Yes, the Eagles' top receiver underwent surgery for a sports hernia last Thursday, the "same" injury that sidelined Donovan McNabb and L.J. Smith for extended periods. But it's also the "same" injury that cornerback Sheldon Brown played through, an injury Brown described as a constant stabbing pain.
So, with doctor's advice, Curtis decided to wait his injury out for himself.
"I talked to all of them before I even had (the surgery), just to kind of know what I'm getting into. Each injury's different. They're not all the exact same. There's different timeframes," Curtis said. "So I'm not really trying to compare myself to someone else's injury. I'm just going with how I feel and we're going to get back there (on the field) as soon as possible."
|
WR Kevin Curtis |
Curtis has two relatively extreme examples to analyze on his own team. McNabb, probably, got his hernia repaired too late, and he wasn't able to salvage almost the entire second half of the 2006 season. By contrast, Smith said last week that he thought he came back from the procedure too soon, and his entire 2007 season was impacted.
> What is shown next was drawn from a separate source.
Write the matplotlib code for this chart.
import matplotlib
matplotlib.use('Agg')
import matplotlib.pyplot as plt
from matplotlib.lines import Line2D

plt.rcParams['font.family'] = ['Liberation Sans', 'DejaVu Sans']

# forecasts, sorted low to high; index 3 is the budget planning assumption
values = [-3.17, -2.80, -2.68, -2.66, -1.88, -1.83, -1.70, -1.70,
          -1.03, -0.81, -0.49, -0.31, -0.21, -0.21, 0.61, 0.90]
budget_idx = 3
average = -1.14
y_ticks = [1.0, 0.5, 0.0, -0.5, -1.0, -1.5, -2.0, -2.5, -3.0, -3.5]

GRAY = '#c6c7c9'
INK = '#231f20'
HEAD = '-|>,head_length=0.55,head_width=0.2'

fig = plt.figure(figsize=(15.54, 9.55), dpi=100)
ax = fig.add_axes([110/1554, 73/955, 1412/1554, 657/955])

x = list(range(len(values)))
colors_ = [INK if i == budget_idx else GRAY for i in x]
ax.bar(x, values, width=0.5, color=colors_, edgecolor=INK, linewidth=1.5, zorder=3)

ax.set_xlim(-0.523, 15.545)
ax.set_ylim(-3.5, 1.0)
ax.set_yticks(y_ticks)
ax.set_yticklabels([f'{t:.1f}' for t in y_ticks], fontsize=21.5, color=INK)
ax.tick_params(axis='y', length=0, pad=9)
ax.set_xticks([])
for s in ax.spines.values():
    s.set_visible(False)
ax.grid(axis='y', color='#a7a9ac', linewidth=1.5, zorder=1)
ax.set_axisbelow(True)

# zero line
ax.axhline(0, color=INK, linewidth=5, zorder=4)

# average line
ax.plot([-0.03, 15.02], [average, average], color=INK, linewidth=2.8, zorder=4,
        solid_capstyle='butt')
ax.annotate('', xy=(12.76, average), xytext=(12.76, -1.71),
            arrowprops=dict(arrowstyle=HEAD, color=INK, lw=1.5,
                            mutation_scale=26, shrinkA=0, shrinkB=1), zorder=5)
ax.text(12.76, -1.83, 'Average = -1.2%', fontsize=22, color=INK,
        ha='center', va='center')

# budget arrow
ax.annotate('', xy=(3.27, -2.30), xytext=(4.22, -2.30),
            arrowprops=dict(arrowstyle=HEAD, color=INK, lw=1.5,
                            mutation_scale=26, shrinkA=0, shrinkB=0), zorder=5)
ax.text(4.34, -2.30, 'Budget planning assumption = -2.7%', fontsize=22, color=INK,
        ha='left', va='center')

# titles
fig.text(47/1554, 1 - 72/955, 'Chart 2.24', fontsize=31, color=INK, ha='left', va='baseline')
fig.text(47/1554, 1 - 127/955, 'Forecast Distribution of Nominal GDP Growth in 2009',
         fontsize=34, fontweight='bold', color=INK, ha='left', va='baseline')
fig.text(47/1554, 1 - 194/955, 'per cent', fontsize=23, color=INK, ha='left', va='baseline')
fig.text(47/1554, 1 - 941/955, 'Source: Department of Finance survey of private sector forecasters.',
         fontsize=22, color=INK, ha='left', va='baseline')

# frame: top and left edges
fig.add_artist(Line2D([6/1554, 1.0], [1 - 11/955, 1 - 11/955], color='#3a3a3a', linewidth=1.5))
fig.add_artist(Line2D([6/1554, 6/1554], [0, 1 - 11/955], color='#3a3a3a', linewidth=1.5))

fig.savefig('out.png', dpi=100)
Curtis' goal, he said, is to find that balance. Once he tried practicing with the injury, Curtis underwent the repair procedure as soon as possible. The first step is complete. Now, the waiting game, the feeling-out process, starts.
"Surgery's the last option and you don't want to have to do that. And this early in the year, it was just hard to see how I was going to get through the season and actually do my job," he said. "Unfortunately, you don't want to miss any of the season, but we just figured to knock it out now and get back as soon as possible."
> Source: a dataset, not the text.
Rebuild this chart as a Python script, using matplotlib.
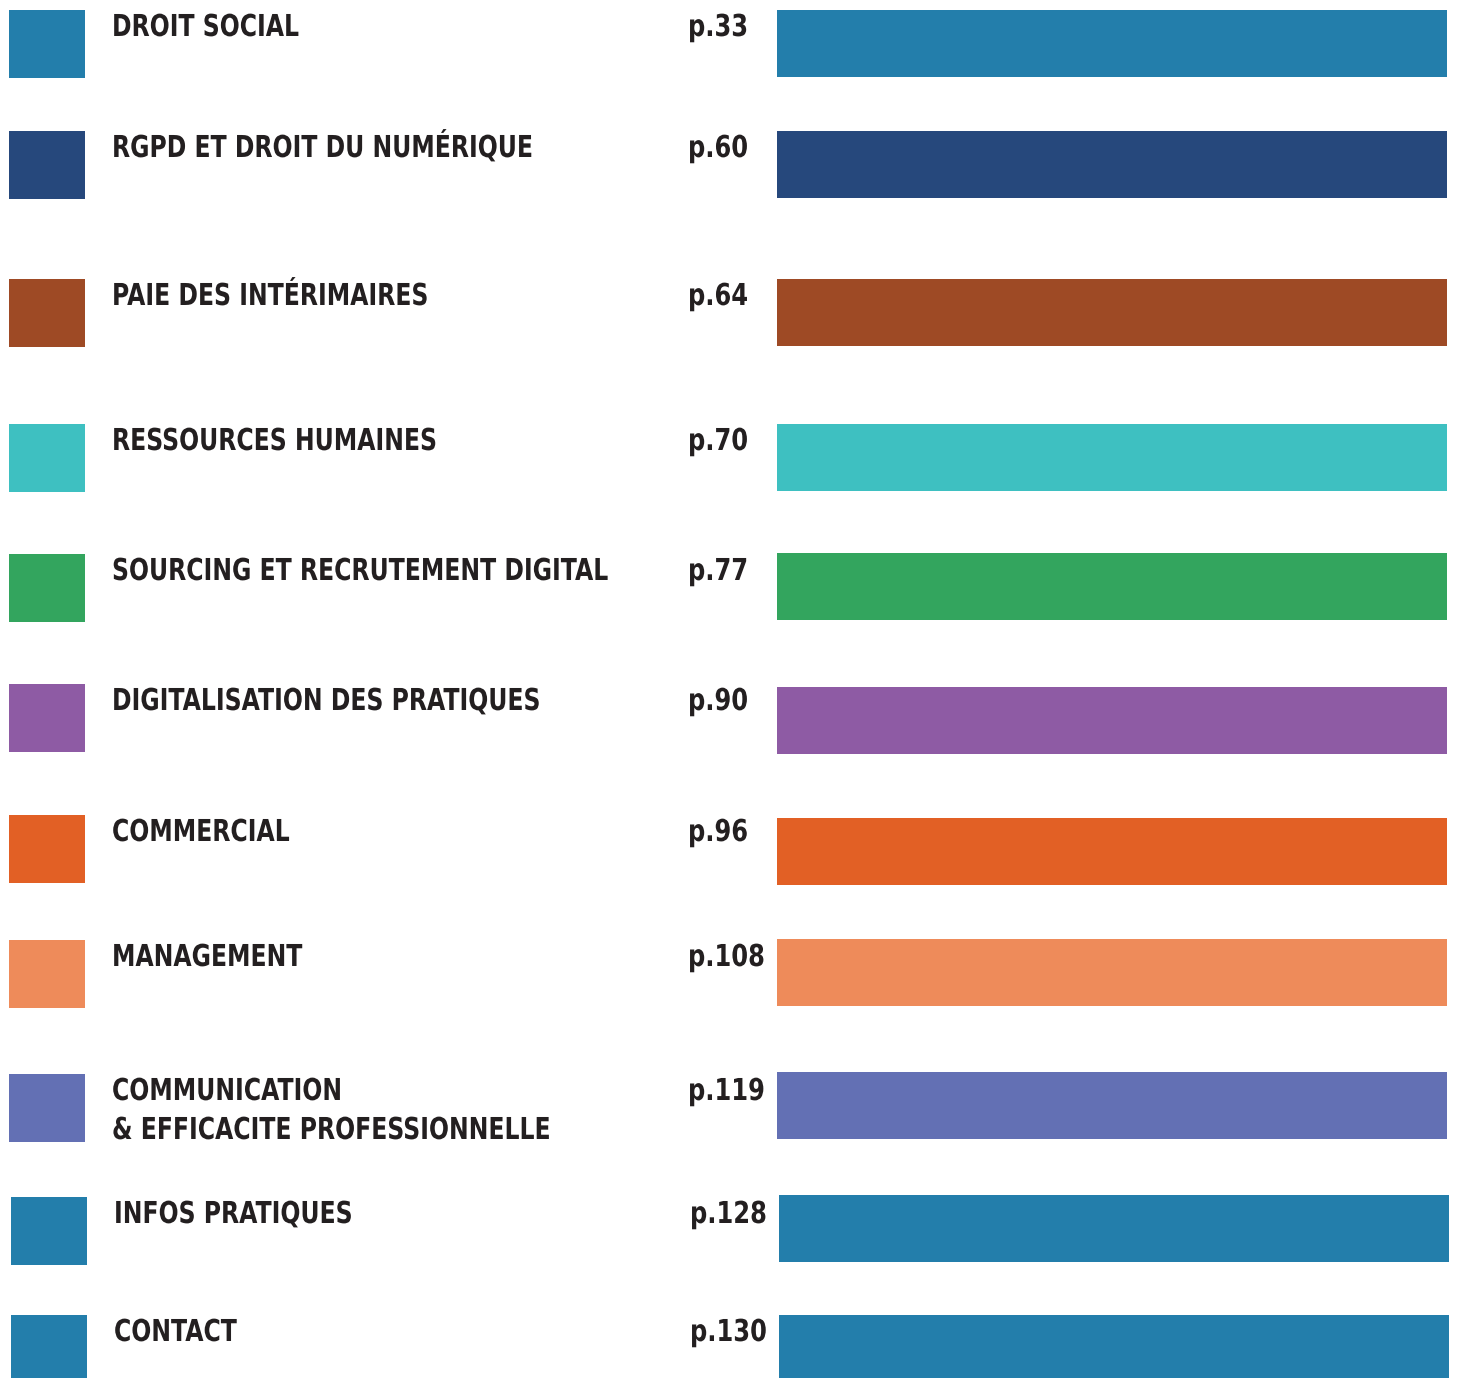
import matplotlib
matplotlib.use("Agg")
import matplotlib.pyplot as plt
from matplotlib.textpath import TextPath
from matplotlib.patches import PathPatch
from matplotlib.font_manager import FontProperties
from matplotlib.transforms import Affine2D

# donnees du sommaire
rubriques = ["DROIT SOCIAL", "RGPD ET DROIT DU NUMÉRIQUE", "PAIE DES INTÉRIMAIRES",
             "RESSOURCES HUMAINES", "SOURCING ET RECRUTEMENT DIGITAL",
             "DIGITALISATION DES PRATIQUES", "COMMERCIAL", "MANAGEMENT",
             "COMMUNICATION\n& EFFICACITE PROFESSIONNELLE", "INFOS PRATIQUES", "CONTACT"]
pages = ["p.33", "p.60", "p.64", "p.70", "p.77", "p.90", "p.96", "p.108",
         "p.119", "p.128", "p.130"]
couleurs = ["#237EAB", "#26487C", "#9E4A25", "#3EC0C1", "#33A55E", "#8E5BA4",
            "#E26025", "#EE8B5A", "#6370B4", "#237EAB", "#237EAB"]

# mise en page (pixels)
haut_carres = [10, 131, 279, 424, 554, 684, 815, 940, 1074, 1197, 1315]
haut_barres = [10, 131, 279, 424, 553, 687, 818, 939, 1072, 1195, 1315]
decalage = [0, 0, 0, 0, 0, 0, 0, 0, 0, 2, 2]
haut_barre = 67
police = FontProperties(family="DejaVu Sans", weight="bold")


def texte_etroit(ax, x, y, s, taille=30.2, sx=0.78):
    """texte condense horizontalement (police type Gill Sans condensed)"""
    for k, ligne in enumerate(s.split("\n")):
        tp = TextPath((0, 0), ligne, size=taille, prop=police)
        tr = Affine2D().scale(sx, -1).translate(x, y + 39 * k)
        p = tr.transform_path(tp)
        ax.add_patch(PathPatch(p, facecolor="#231F20", lw=0))


fig = plt.figure(figsize=(14.59, 13.78), dpi=100)
ax = fig.add_axes([0, 0, 1, 1])
ax.set_xlim(0, 1459)
ax.set_ylim(1378, 0)
ax.axis("off")

for i in range(len(rubriques)):
    dx = decalage[i]
    ax.barh(haut_carres[i] + 34, 76, left=9 + dx, height=68, color=couleurs[i])
    ax.barh(haut_barres[i] + haut_barre / 2, 670, left=777 + dx,
            height=haut_barre, color=couleurs[i])
    texte_etroit(ax, 112 + dx, haut_carres[i] + 26, rubriques[i])
    texte_etroit(ax, 688 + dx, haut_carres[i] + 26, pages[i], sx=0.8)

fig.savefig("out.png", dpi=100)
For now, light rehab has already begun. Curtis said he's been walking – trying to increase his distances by a quarter-mile every day. In due time, jogging, then stretching, will fall onto his plate.
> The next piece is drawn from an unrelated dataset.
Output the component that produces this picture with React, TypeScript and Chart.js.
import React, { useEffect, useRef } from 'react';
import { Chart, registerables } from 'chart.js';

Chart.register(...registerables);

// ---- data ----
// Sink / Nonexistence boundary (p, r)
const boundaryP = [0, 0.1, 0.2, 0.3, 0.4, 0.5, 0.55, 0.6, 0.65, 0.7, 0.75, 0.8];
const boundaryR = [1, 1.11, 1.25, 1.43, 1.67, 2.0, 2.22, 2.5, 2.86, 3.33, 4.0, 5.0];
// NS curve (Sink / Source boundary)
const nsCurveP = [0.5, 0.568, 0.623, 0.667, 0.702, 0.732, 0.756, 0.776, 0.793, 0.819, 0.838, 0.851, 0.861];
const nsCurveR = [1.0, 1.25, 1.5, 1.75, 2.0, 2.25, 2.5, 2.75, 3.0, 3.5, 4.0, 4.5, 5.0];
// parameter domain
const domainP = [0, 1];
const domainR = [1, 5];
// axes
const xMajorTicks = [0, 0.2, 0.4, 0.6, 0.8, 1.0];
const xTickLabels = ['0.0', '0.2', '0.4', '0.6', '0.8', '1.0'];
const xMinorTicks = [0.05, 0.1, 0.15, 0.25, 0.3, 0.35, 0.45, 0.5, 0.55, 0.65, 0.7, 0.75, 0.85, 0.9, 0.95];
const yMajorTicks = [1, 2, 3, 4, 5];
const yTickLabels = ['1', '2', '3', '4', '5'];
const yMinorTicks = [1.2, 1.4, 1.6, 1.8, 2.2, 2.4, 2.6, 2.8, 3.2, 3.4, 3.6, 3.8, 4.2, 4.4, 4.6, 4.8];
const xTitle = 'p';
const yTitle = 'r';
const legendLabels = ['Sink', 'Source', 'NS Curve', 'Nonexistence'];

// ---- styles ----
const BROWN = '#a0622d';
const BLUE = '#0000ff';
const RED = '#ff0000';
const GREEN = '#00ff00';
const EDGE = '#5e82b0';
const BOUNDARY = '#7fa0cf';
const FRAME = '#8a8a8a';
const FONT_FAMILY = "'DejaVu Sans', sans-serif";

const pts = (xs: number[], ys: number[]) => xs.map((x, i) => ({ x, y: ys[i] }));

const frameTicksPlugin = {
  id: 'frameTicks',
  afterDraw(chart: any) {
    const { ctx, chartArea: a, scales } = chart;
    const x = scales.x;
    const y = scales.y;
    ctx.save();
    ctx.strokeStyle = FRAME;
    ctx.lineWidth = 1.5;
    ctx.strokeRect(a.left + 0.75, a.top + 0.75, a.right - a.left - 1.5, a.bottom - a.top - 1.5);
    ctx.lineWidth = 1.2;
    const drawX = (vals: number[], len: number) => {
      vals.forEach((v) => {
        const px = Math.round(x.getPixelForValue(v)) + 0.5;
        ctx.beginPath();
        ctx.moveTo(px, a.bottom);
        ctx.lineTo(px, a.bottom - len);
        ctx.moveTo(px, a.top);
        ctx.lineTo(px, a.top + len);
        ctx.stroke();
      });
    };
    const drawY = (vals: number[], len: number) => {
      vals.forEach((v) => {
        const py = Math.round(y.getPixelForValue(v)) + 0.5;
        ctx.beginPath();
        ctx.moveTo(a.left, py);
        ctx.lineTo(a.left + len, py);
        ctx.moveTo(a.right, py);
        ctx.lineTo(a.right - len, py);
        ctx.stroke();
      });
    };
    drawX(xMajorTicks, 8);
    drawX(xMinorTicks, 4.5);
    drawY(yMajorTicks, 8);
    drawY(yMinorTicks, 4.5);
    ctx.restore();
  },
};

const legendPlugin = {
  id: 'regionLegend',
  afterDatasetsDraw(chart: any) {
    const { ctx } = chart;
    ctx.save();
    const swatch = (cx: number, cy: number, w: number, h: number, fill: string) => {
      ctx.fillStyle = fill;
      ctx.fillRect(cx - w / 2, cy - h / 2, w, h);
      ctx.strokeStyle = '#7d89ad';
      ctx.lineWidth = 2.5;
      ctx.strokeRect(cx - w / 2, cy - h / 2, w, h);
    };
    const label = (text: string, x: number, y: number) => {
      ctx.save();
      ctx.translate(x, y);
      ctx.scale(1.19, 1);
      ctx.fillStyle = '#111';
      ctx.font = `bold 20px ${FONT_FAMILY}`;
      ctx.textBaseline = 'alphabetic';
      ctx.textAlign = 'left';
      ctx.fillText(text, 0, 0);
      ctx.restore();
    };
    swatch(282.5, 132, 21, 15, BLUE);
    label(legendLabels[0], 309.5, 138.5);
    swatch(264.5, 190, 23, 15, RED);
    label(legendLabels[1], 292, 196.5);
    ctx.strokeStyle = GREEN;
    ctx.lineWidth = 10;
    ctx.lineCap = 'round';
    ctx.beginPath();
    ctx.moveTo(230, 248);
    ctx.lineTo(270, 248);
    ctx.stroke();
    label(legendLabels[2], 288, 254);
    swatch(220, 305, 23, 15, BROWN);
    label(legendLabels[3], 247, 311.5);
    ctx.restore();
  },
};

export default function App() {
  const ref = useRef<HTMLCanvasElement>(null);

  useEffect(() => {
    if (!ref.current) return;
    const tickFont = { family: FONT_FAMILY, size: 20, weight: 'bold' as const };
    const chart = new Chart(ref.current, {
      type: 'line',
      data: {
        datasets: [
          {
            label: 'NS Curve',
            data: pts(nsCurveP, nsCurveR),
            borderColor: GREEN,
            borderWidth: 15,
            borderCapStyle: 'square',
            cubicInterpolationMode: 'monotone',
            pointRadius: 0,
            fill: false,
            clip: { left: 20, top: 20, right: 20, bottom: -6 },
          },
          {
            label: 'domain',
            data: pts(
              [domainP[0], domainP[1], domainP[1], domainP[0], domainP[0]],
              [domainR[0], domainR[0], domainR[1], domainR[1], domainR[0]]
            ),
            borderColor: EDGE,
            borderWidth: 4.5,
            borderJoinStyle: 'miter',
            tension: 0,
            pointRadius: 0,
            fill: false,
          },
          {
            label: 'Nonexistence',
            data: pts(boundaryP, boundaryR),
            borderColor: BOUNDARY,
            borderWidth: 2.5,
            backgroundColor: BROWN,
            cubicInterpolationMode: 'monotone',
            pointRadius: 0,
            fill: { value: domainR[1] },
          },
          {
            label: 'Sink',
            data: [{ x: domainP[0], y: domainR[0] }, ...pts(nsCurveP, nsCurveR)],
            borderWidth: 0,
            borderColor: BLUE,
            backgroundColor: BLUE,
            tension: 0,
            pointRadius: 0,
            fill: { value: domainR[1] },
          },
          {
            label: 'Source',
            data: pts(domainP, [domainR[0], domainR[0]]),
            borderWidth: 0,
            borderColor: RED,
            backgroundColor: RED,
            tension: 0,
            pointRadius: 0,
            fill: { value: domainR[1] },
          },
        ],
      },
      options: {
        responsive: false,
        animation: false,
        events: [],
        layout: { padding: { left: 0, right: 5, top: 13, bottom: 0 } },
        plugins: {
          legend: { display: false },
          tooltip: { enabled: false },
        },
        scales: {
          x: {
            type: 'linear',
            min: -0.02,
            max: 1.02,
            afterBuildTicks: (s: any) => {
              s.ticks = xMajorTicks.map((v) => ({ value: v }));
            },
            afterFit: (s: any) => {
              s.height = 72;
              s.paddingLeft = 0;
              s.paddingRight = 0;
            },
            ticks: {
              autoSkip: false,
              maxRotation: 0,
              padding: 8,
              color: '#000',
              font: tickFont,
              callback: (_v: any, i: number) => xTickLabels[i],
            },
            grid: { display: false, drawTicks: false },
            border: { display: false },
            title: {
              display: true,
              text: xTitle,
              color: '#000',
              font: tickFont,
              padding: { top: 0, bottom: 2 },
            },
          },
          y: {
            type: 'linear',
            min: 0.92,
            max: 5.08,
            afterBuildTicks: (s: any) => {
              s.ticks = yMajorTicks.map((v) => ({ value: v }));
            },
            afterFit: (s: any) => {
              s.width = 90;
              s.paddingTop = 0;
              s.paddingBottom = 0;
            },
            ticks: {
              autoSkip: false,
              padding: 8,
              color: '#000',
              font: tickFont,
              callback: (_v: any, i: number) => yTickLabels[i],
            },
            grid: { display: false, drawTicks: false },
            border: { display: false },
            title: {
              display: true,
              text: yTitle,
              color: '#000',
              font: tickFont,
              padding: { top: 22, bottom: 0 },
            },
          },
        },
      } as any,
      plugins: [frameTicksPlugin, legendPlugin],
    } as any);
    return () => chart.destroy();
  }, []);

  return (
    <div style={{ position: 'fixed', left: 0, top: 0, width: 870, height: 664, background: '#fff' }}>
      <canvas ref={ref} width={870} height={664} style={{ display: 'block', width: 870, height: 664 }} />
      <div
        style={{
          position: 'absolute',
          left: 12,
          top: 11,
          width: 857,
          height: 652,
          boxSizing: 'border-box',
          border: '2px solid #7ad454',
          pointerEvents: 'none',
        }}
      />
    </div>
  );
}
How he feels, Curtis said, is a big part of deciding when to take that next step. But both McNabb and Smith have said that feeling good isn't 100 percent certainty that the injury has healed. Far from it.
For Curtis, it's finding that balance between feeling and performance.
"I've never had this injury. I can't predict the future, but I'm going to do everything I can to get back on the field," Curtis said. "From what I understand about the procedure, there's no reason I can't at some point feel as good as I did before the injury. So I'm not worried about that."